Wie bedrohlich ist die geheime Schattenflotte von Putin?
Ein manövrierunfähiger Tanker treibt nördlich von Rügen in der Ostsee. Laut dem Havariekommando enthält das Schiff etwa 99.000 Tonnen Öl.
Es handelt sich um den Tanker „Eventin“, der unter der Flagge Panamas fährt. Das 248 Meter lange Schiff hatte im russischen Ostsee-Hafen Ust-Luga an der Grenze zu Estland Öl aufgenommen und am 6. Januar die Fahrt aufgenommen. Als Ziel war Port Said in Ägypten angegeben.
Dieser Tanker könnte Teil von Putins geheimer Schattenflotte sein – einer Flotte von veralteten Schiffen, die das Öl des russischen Kreml-Regimes aus Russland in andere Länder transportieren, um dringend benötigte Devisen zu erwirtschaften. Berichten zufolge soll das Schiff von einem russischen Kriegsschiff begleitet worden sein.
In sicherheitsrelevanten Kreisen wird die hybride Bedrohungslage ernst genommen. Die Situation in der Ostsee wird derzeit intensiv beobachtet.
Die geheime Schattenflotte von Russland
Schätzungen zufolge umfasst die sogenannte Schattenflotte bis zu 600 Schiffe. Rund ein Drittel dieser Schiffe gehört der russischen Staatsreederei Sovcomflot. Viele weitere Schiffe fahren unter Flags von Staaten wie Panama, Liberia oder Gabun. Die meisten Tanker sind mehr als 15 Jahre alt und weisen oft unklare Eigentumsverhältnisse sowie unzureichende Versicherungsnachweise auf. Erst im November forderten EU-Abgeordnete strengere Sanktionen gegen diese Schiffe.
Gefährliche Methoden auf hoher See
Um die Herkunft des Öls zu verschleiern, bedient sich Russland einer Reihe riskanter und undurchsichtiger Methoden:
▶ Ölumladung auf offener See: Dabei wird russisches Öl mit anderen Lieferungen vermischt, was die Herkunft des Rohstoffs verschleiert.
▶ Häufiger Besitzerwechsel: Die wahre Eigentümerschaft dieser Schiffe bleibt häufig im Dunkeln.
▶ Flaggen-Hopping: Ein ständig wechselnder Flaggenstaat, etwa von Panama auf Gabun, hilft dabei, Sanktionen zu umgehen und die Spur zu verwischen.

Umweltgefahren im Fokus
Sowohl Umweltschützer als auch Anrainerstaaten der Ostsee schlagen Alarm. Experten warnen vor den gravierenden Konsequenzen, die ein Unfall mit den veralteten und oftmals technisch nicht ausreichend ausgestatteten Schiffen nach sich ziehen könnte.
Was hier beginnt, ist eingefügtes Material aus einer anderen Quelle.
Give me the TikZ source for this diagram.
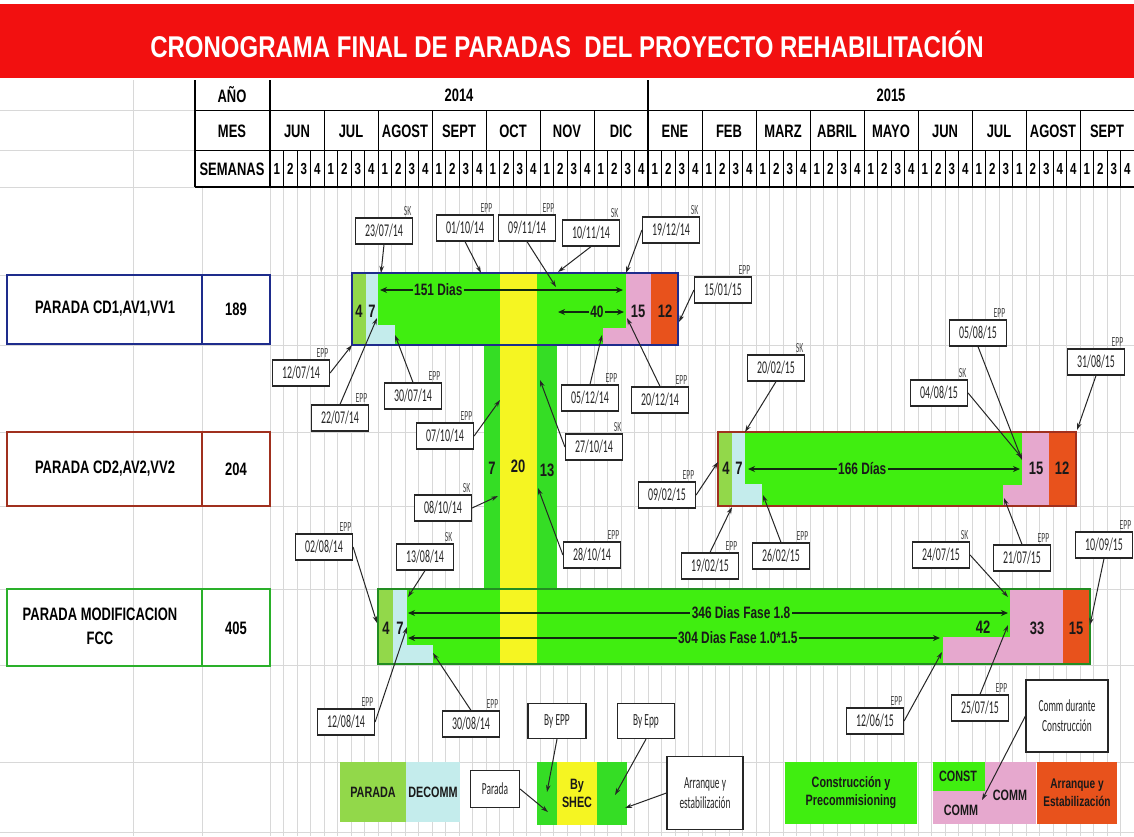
\documentclass[tikz,border=0pt]{standalone}
\usepackage{fontspec}
\setmainfont{Liberation Sans}
\newfontfamily\nar[FakeStretch=0.72]{Liberation Sans}
\newfontfamily\tfont[FakeStretch=0.8]{Liberation Sans}
\newfontfamily\calc[FakeStretch=0.55]{Carlito}
\usetikzlibrary{arrows.meta}
\definecolor{tred}{HTML}{F21010}
\definecolor{lgreen}{HTML}{92D84A}
\definecolor{bgreen}{HTML}{40EE10}
\definecolor{sgreen}{HTML}{35DD25}
\definecolor{lcyan}{HTML}{C4ECEC}
\definecolor{pinkc}{HTML}{E6A8CE}
\definecolor{orng}{HTML}{E8521C}
\definecolor{yel}{HTML}{F5F522}
\definecolor{bordA}{HTML}{1E2C8C}
\definecolor{bordB}{HTML}{A0301E}
\definecolor{bordC}{HTML}{2AB02A}
\definecolor{gridc}{HTML}{D8D8D8}
\definecolor{arrc}{HTML}{102810}
\newcommand{\mycall}[7]{%
  \node[callout] (#1) at (#2,#3) {#4};
  \node[tagtxt, anchor=south east] (#1t) at ([xshift=-1pt,yshift=1pt]#1.north east) {#5};
  \coordinate (#1p) at (#6);
  \draw[callarr] (#7) -- (#1p);
}
\begin{document}
\begin{tikzpicture}[x=1pt,y=-1pt,
  hd/.style={font=\nar\bfseries\fontsize{18}{18}\selectfont, inner sep=0pt},
  wk/.style={font=\nar\bfseries\fontsize{16}{16}\selectfont, inner sep=0pt},
  num/.style={font=\nar\bfseries\fontsize{18}{18}\selectfont, inner sep=0pt, text=black!90},
  lbl/.style={font=\nar\bfseries\fontsize{16.5}{16.5}\selectfont, inner sep=1.5pt, fill=bgreen, text=black!90},
  callout/.style={draw=black!85, fill=white, line width=1.2pt, font=\calc\fontsize{18}{18}\selectfont, minimum width=57pt, minimum height=26pt, inner sep=1pt, text=black!85},
  tagtxt/.style={font=\calc\fontsize{14}{14}\selectfont, text=black!70, inner sep=0.5pt},
  callarr/.style={-{Stealth[length=7pt,width=4.5pt]}, line width=1pt, black!85},
  harr/.style={{Stealth[length=7pt,width=6pt]}-{Stealth[length=7pt,width=6pt]}, line width=2pt, arrc},
  rowlbl/.style={font=\nar\bfseries\fontsize{18}{24}\selectfont, inner sep=0pt, align=center},
  leg/.style={font=\nar\bfseries\fontsize{15}{18}\selectfont, inner sep=0pt, align=center, text=black!90},
  lbox/.style={draw=black!85, fill=white, line width=1.2pt, font=\calc\fontsize{17}{20}\selectfont, inner sep=1pt, align=center, text=black!85},
  gl/.style={gridc, line width=0.6pt},
  hline/.style={black, line width=1.6pt}
]
\useasboundingbox (0,0) rectangle (1134,836);
\fill[white] (0,0) rectangle (1134,836);

% spreadsheet grid
\foreach \k in {1,...,63} \draw[gl] ({270+13.5*\k},187) -- ({270+13.5*\k},836);
\foreach \yy in {187,275,345,432,506,589,665,762,832} \draw[gl] (0,\yy) -- (1134,\yy);
\foreach \yy in {110,150} \draw[gl] (0,\yy) -- (195,\yy);
\foreach \xx in {133,202,270} \draw[gl] (\xx,80) -- (\xx,836);

% title bar
\fill[tred] (0,4) rectangle (1134,78);
\node[font=\tfont\bfseries\fontsize{30}{30}\selectfont, text=white, inner sep=0pt] (title) at (567,44) {CRONOGRAMA FINAL DE PARADAS \ DEL PROYECTO REHABILITACIÓN};

% header table
\fill[white] (195,80) rectangle (1134,187);
\foreach \k in {1,...,63} \draw[black, line width=0.5pt] ({270+13.5*\k},150) -- ({270+13.5*\k},187);
\foreach \i in {1,...,15} \draw[black, line width=0.9pt] ({270+54*\i},110) -- ({270+54*\i},187);
\draw[hline] (195,80) -- (195,187);
\draw[hline] (270,80) -- (270,187);
\draw[hline] (648,80) -- (648,187);
\draw[black, line width=1pt] (195,110) -- (1134,110);
\draw[black, line width=1pt] (195,150) -- (1134,150);
\draw[hline] (195,187) -- (1134,187);
\node[hd] (hano) at (232,95) {AÑO};
\node[hd] (hmes) at (232,131) {MES};
\node[hd] (hsem) at (232,169) {SEMANAS};
\node[hd] (y14) at (459,95) {2014};
\node[hd] (y15) at (891,95) {2015};
\foreach \m [count=\i from 0] in {JUN,JUL,AGOST,SEPT,OCT,NOV,DIC,ENE,FEB,MARZ,ABRIL,MAYO,JUN,JUL,AGOST,SEPT}
  \node[hd] (m\i) at ({297+54*\i},131) {\m};
\foreach \w [count=\i from 0] in {1,2,3,4,1,2,3,4,1,2,3,4,1,2,3,4,1,2,3,4,1,2,3,4,1,2,3,4,1,2,3,4,1,2,3,4,1,2,3,4,1,2,3,4,1,2,3,4,1,2,3,4,1,2,3,1,2,3,4,4,1,2,3,4}
  \node[wk] (w\i) at ({276.75+13.5*\i},169) {\w};

% row label boxes
\draw[bordA, line width=1.8pt] (7,275) rectangle (270,344);
\draw[bordA, line width=1.2pt] (202,275) -- (202,344);
\node[rowlbl] (p1) at (105,309) {PARADA CD1,AV1,VV1};
\node[rowlbl] (d1) at (236,309) {189};
\draw[bordB, line width=1.8pt] (7,432) rectangle (270,506);
\draw[bordB, line width=1.2pt] (202,432) -- (202,506);
\node[rowlbl] (p2) at (105,469) {PARADA CD2,AV2,VV2};
\node[rowlbl] (d2) at (236,469) {204};
\draw[bordC, line width=1.8pt] (7,589) rectangle (270,666);
\draw[bordC, line width=1.2pt] (202,589) -- (202,666);
\node[rowlbl] (p3) at (100,626) {PARADA MODIFICACION\\FCC};
\node[rowlbl] (d3) at (236,628) {405};

% bar 1
\fill[bgreen] (352,273) rectangle (678,345);
\fill[lgreen] (352,273) rectangle (366,345);
\fill[lcyan] (366,273) rectangle (378,345);
\fill[lcyan] (366,325) rectangle (395,345);
\fill[pinkc] (626,273) rectangle (651,345);
\fill[pinkc] (603,328) rectangle (626,345);
\fill[orng] (651,273) rectangle (678,345);
% bar 2
\fill[bgreen] (718,432) rectangle (1076,506);
\fill[lgreen] (718,432) rectangle (732,506);
\fill[lcyan] (732,432) rectangle (745,506);
\fill[lcyan] (732,484) rectangle (762,506);
\fill[pinkc] (1022,432) rectangle (1049,506);
\fill[pinkc] (1003,485) rectangle (1022,506);
\fill[orng] (1049,432) rectangle (1076,506);
% bar 3
\fill[bgreen] (378,589) rectangle (1090,664);
\fill[lgreen] (378,589) rectangle (393,664);
\fill[lcyan] (393,589) rectangle (407,664);
\fill[lcyan] (393,645) rectangle (433,664);
\fill[pinkc] (1010,589) rectangle (1063,664);
\fill[pinkc] (943,637) rectangle (1010,664);
\fill[orng] (1063,589) rectangle (1090,664);
% vertical stripe
\fill[sgreen] (484,345) rectangle (557,589);
\fill[yel] (500,273) rectangle (537,664);
% bar borders
\draw[bordA, line width=2.4pt] (352,273) rectangle (678,345);
\draw[bordB, line width=2.2pt] (718,432) rectangle (1076,506);
\draw[bordC!80!black, line width=2pt] (378,589) rectangle (1090,664);

% numbers
\node[num] (b1a) at (359,311) {4};
\node[num] (b1b) at (372,311) {7};
\node[num] (b1c) at (638,311) {15};
\node[num] (b1d) at (665,311) {12};
\node[num] (b2a) at (726,468) {4};
\node[num] (b2b) at (739,468) {7};
\node[num] (b2c) at (1036,468) {15};
\node[num] (b2d) at (1062,468) {12};
\node[num] (b3a) at (386,628) {4};
\node[num] (b3b) at (400,628) {7};
\node[num] (b3c) at (983,627) {42};
\node[num] (b3d) at (1037,628) {33};
\node[num] (b3e) at (1076,628) {15};
\node[num] (sa) at (492,468) {7};
\node[num] (sb) at (518,466) {20};
\node[num] (sc) at (547,470) {13};

% horizontal duration arrows
\coordinate (h1l) at (380,290); \coordinate (h1r) at (623,290);
\draw[harr] (h1l) -- node[lbl, pos=0.24] (t151) {151 Dias} (h1r);
\coordinate (h2l) at (558,312); \coordinate (h2r) at (624,312);
\draw[harr] (h2l) -- node[lbl, pos=0.59] (t40) {40} (h2r);
\coordinate (h3l) at (748,469); \coordinate (h3r) at (1020,469);
\draw[harr] (h3l) -- node[lbl, pos=0.42] (t166) {166 Días} (h3r);
\coordinate (h4l) at (408,613); \coordinate (h4r) at (1008,613);
\draw[harr] (h4l) -- node[lbl, pos=0.555] (t346) {346 Dias Fase 1.8} (h4r);
\coordinate (h5l) at (408,638); \coordinate (h5r) at (940,638);
\draw[harr] (h5l) -- node[lbl, pos=0.62] (t304) {304 Dias Fase 1.0*1.5} (h5r);

% callouts
\mycall{c1}{384}{231}{23/07/14}{SK}{381,273}{c1.south}
\mycall{c2}{465}{228}{01/10/14}{EPP}{481,273}{c2.south}
\mycall{c3}{527}{228}{09/11/14}{EPP}{556,287}{c3.south}
\mycall{c4}{591}{233}{10/11/14}{SK}{558,272}{c4.south}
\mycall{c5}{671}{230}{19/12/14}{SK}{626,273}{c5.west}
\mycall{c6}{723}{290}{15/01/15}{EPP}{679,322}{c6.west}
\mycall{c7}{301}{373}{12/07/14}{EPP}{352,345}{c7.east}
\mycall{c8}{340}{418}{22/07/14}{EPP}{377,318}{c8.north}
\mycall{c9}{413}{396}{30/07/14}{EPP}{395,335}{c9.north}
\mycall{c10}{590}{398}{05/12/14}{EPP}{602,335}{c10.north}
\mycall{c11}{660}{400}{20/12/14}{EPP}{627,318}{c11.north}
\mycall{c12}{445}{436}{07/10/14}{EPP}{500,400}{c12.east}
\mycall{c13}{594}{447}{27/10/14}{SK}{540,380}{c13.west}
\mycall{c14}{443}{508}{08/10/14}{SK}{498,496}{c14.east}
\mycall{c15}{592}{555}{28/10/14}{EPP}{538,488}{c15.west}
\mycall{c16}{776}{368}{20/02/15}{SK}{745,432}{c16.south}
\mycall{c17}{978}{333}{05/08/15}{EPP}{1022,460}{c17.south}
\mycall{c18}{939}{393}{04/08/15}{SK}{1022,458}{c18.east}
\mycall{c19}{1096}{362}{31/08/15}{EPP}{1077,430}{c19.south}
\mycall{c20}{667}{495}{09/02/15}{EPP}{718,462}{c20.east}
\mycall{c21}{710}{566}{19/02/15}{EPP}{732,507}{c21.north}
\mycall{c22}{781}{556}{26/02/15}{EPP}{763,495}{c22.north}
\mycall{c23}{1022}{558}{21/07/15}{EPP}{1004,498}{c23.north}
\mycall{c24}{324}{547}{02/08/14}{EPP}{377,623}{c24.east}
\mycall{c25}{425}{557}{13/08/14}{SK}{408,597}{c25.south}
\mycall{c26}{346}{722}{12/08/14}{EPP}{407,627}{c26.east}
\mycall{c27}{471}{724}{30/08/14}{EPP}{433,653}{c27.north}
\mycall{c28}{941}{555}{24/07/15}{SK}{1008,597}{c28.east}
\mycall{c29}{1104}{545}{10/09/15}{EPP}{1090,625}{c29.south}
\mycall{c30}{875}{721}{12/06/15}{EPP}{942,652}{c30.east}
\mycall{c31}{980}{708}{25/07/15}{EPP}{1008,625}{c31.north}

% legend
\fill[lgreen] (340,762) rectangle (406,822);
\node[leg] (lgp) at (373,792) {PARADA};
\fill[lcyan] (406,762) rectangle (460,822);
\node[leg] (lgd) at (433,792) {DECOMM};
\fill[sgreen] (537,762) rectangle (627,825);
\fill[yel] (557,762) rectangle (597,825);
\node[leg] (lgs) at (577,793) {By\\SHEC};
\fill[bgreen] (785,762) rectangle (917,824);
\node[leg] (lgc) at (851,793) {Construcción y\\Precommisioning};
\fill[pinkc] (933,762) rectangle (1036,824);
\fill[bgreen] (933,762) rectangle (985,791);
\node[leg] (lgk1) at (958,776) {CONST};
\node[leg] (lgk2) at (961,810) {COMM};
\node[leg] (lgk3) at (1010,795) {COMM};
\fill[orng] (1037,762) rectangle (1117,824);
\node[leg, font=\nar\bfseries\fontsize{14}{18}\selectfont] (lga) at (1077,793) {Arranque y\\Estabilización};

\node[lbox, minimum width=49pt, minimum height=37pt] (lp) at (495,789) {Parada};
\node[lbox, minimum width=58pt, minimum height=35pt] (le1) at (557,721) {By EPP};
\node[lbox, minimum width=57pt, minimum height=35pt] (le2) at (646,721) {By Epp};
\node[lbox, minimum width=76pt, minimum height=73pt] (la) at (705,793) {Arranque y\\estabilización};
\node[lbox, minimum width=82pt, minimum height=72pt] (lc) at (1067,716) {Comm durante\\Construcción};
\coordinate (lpp) at (548,812);
\coordinate (le1p) at (547,792);
\coordinate (le2p) at (615,795);
\coordinate (lap) at (625,808);
\coordinate (lcp) at (982,800);
\draw[callarr] (lp.east) -- (lpp);
\draw[callarr] (le1.south) -- (le1p);
\draw[callarr] (le2.south) -- (le2p);
\draw[callarr] (la.west) -- (lap);
\draw[callarr] (lc.west) -- (lcp);
\end{tikzpicture}
\end{document}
Greenpeace hebt besonders die Kadetrinne in der Mecklenburger Bucht als möglichen Ort einer verheerenden Ölkatastrophe hervor. Besorgniserregend ist zudem, dass viele dieser Schiffe nicht genügend versichert sind. Im Falle eines Unfalls müssten die betroffenen Staaten voraussichtlich selbst für die entstehenden Kosten aufkommen.
Die EU setzt sich mit zusätzlichen Sanktionsmaßnahmen dafür ein, die sogenannte „Schattenflotte“ zu bekämpfen. Geplante Schritte umfassen unter anderem die Aufnahme bestimmter Schiffe und ihrer Betreiber in Sanktionslisten. Bislang sind diese Bemühungen jedoch wenig erfolgreich.